Joe De Sena, Spartan

Joe De Sena

Building a

Editors’ Note

From selling fireworks at age eight, building a multimillion-dollar pool business in college, creating a Wall Street trading firm, and now the world’s fastest growing sports movement, Joe De Sena has demonstrated his entrepreneurial drive since his pre-teens. Following a successful career on Wall Street, De Sena moved his family to Pittsfield, Vermont to operate an organic farm, a bed and breakfast, and a general store for hikers. His passion for ultramarathons, adventure races and endurance events led him to start the Spartan Race and to compete in more than 50 ultra-events overall and 14 Ironman events in one year alone. De Sena has written two New York Times best-selling books, Spartan Up and Spartan Fit, and has just released his latest book titled, The Spartan Way: Eat Better. Train Better. Think Better. Be Better.

Company Brief

With more than 275 events in more than 40 countries, Spartan (spartan.com) has more than a million global participants and offers open heats for all fitness levels and ages, as well as competitive and elite heats. The company has more than five million passionate social media followers, health and wellness products, and two popular NBC television series, making obstacle racing one of the fastest growing sports and lifestyles in the world. As a leader in the sport, Spartan is the first obstacle racing company to feature timing and global rankings.

Spartan Way

What was your vision in creating Spartan?

I definitely mistimed the timing of its launch. I started it in 2000 when the Internet was just getting going. There wasn’t a social network yet. I didn’t understand digital marketing and it didn’t exist like it does today.

The first format I put together was way too long – it was a 400-mile race. There wasn’t a big uptake there.

I changed the format and the name in 2010. Spartan has proven to be an unbelievable name. It provides incredible opportunities for products from leadership materials and events to drinks, etc. I was at the right time at the right place with the right name while things like CrossFit were becoming big.

There may be great ideas backed by great execution plans, but without the right timing, they won’t work.

How has Spartan’s product offering evolved over time?

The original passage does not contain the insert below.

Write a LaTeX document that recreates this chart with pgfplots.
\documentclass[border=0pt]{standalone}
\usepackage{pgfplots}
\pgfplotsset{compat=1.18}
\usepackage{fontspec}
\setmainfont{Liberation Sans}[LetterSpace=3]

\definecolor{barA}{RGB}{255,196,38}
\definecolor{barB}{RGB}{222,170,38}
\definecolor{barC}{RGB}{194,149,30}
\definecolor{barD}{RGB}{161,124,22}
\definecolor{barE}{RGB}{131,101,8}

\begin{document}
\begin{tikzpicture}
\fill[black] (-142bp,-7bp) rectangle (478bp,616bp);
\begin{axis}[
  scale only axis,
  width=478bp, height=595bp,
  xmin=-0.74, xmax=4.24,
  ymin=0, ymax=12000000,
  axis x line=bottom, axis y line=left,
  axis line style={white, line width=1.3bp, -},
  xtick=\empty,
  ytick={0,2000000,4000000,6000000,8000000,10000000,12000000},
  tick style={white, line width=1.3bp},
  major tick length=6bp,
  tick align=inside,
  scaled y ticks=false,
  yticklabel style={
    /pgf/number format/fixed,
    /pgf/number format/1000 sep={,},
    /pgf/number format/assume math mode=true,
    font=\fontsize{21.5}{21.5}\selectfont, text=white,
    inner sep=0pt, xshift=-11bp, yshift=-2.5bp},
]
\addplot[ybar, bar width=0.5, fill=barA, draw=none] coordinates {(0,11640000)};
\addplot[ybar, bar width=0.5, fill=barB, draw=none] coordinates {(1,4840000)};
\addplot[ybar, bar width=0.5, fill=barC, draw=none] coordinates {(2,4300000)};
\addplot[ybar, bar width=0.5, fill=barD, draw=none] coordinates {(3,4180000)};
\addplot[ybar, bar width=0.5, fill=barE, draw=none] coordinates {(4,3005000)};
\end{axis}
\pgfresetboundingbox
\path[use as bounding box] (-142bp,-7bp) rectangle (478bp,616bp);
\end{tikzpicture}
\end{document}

In 2009, we cut back from a 350-mile race to three miles, but I wanted it to be three miles that still could change someone’s life. At first, I was skeptical because three miles wasn’t enough in my mind. However, when we consider the fact that most people sit in a chair or on a couch all day, and then with the addition of 30 obstacles to those three miles, it is a lot. It shook people up – in a good way – more than I thought it would.

I happened to be at the finish line of our first race with someone from Discovery Channel whose job was to determine whether TV shows would be aired or not. He was really good at seeing people’s visceral reactions and he noticed that the participants were literally being transformed.

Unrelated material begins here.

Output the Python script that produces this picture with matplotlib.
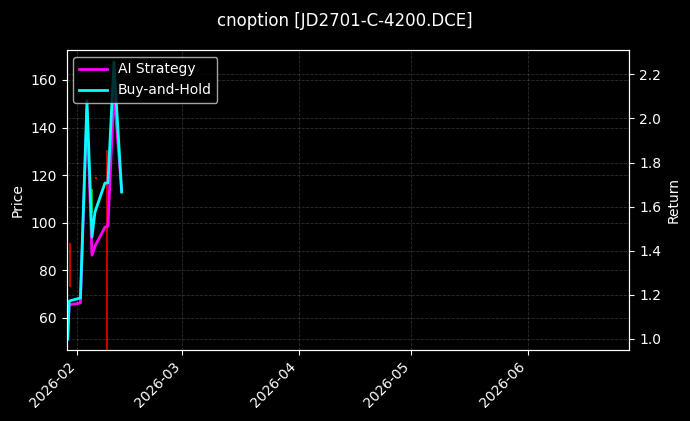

That gave me the motivation to push even harder. I had been doing this for 10 years and was feeling insecure because I had blown millions of dollars and could not get it to work. It really helped to find myself with this person from Discovery Channel who knew what he was doing and having him vouch for the impact it was having.

We did a few more races and kept tweaking them. Ultimately, we realized that people like to progress, so three miles was no longer enough. We wanted to take them from three to eight to 13 and now offer the Sprint, the Super, and the Beast to do this. There are also 141 other products, but those are derivatives of these three core products. We are now in 41 countries with 275 events and 1.1 million participants a year.

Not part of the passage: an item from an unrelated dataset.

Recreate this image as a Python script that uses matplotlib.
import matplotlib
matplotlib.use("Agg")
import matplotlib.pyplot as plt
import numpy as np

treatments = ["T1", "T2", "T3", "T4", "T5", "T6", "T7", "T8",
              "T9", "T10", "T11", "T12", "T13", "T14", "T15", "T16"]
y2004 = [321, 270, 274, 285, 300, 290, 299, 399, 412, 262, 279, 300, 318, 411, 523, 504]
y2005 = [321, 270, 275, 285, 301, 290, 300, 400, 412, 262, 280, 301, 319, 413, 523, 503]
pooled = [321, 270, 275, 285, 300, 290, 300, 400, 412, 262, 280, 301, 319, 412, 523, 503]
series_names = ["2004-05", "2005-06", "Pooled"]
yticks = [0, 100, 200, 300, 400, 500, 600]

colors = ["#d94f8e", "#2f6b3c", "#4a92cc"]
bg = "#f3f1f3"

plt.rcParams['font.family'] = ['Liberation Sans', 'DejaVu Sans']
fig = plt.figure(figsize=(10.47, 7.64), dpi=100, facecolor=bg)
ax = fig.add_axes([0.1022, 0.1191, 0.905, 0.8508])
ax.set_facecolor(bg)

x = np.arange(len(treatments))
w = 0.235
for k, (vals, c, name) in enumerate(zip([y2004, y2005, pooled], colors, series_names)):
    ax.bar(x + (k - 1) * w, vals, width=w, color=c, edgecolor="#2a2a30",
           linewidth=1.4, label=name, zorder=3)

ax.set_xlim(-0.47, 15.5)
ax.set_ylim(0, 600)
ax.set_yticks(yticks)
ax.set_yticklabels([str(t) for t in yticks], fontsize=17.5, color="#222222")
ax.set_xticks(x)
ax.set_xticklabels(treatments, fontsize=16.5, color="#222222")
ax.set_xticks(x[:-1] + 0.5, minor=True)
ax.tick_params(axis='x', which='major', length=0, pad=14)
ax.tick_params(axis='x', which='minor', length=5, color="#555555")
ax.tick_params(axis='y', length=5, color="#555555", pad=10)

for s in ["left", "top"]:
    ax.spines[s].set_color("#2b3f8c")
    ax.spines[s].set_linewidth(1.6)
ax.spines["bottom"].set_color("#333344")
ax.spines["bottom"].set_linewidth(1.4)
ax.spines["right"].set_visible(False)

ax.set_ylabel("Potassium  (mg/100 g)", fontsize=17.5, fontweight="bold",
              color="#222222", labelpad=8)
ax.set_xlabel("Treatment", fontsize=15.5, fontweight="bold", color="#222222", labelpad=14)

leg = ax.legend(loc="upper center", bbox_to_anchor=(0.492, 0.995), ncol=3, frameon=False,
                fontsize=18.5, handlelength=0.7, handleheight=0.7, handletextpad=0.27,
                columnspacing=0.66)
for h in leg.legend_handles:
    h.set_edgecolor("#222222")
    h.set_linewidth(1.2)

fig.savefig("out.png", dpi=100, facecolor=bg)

Where do you see the greatest opportunities for growth?

To put on our races, imagine renovating a kitchen on the side of a mountain during a rainstorm and needing to have it done in four days. This is not like putting on a marathon where it’s all on the road – this is difficult logistically. We do this 275 times a year around the world in countries where it isn’t so easy.

I don’t expect much growth in the number of events but I expect growth in the number of participants – I think we’ll eventually get to two million people. There are roughly nine additional countries I want to enter.

When we talk to investors, they all want to know how many more races we can do. We can probably do another 60 or 70 in China and in Europe, where there is room for more. However, we can’t do one every weekend because then the medal that people earn at the finish line would lose its luster. We have to keep it somewhat exclusive – like the NYC Marathon.

Are the races primarily for people who are athletes?

Of the 10,000 people competing in a race, those in the front of the pack are literally the fittest human beings on earth. They could be put against the best of the best in any sport and few could compete with them. We have tested them and their scores in the laboratories are above any athletes that have been measured.

The reason is that there aren’t many sports where the entire body is at work – crawling, jumping, climbing, swimming, etc. These people go through 40 obstacles over 13 miles and they’re still completing each mile in the 5:20s. Who else does that?

The rest of the group are moms, monks, marines and others of all ages. It’s an unbelievable, very diverse cross-section.

Have the participants become a community and how important is it for Spartan to build a community?

The number one reason we have been successful is community. Too many people today sit around staring at their phones all day, so we’re becoming more disconnected from people and our environment. When we create a weekend that brings together 10,000 like-minded people to do something that is very positive and healthy, it feels really good and people want to remain a part of this community.

If that sense of community didn’t exist with people helping each other over obstacles and talking about suffering together, I don’t think we’d be anywhere near where we are today. It might be our most important reason for existing.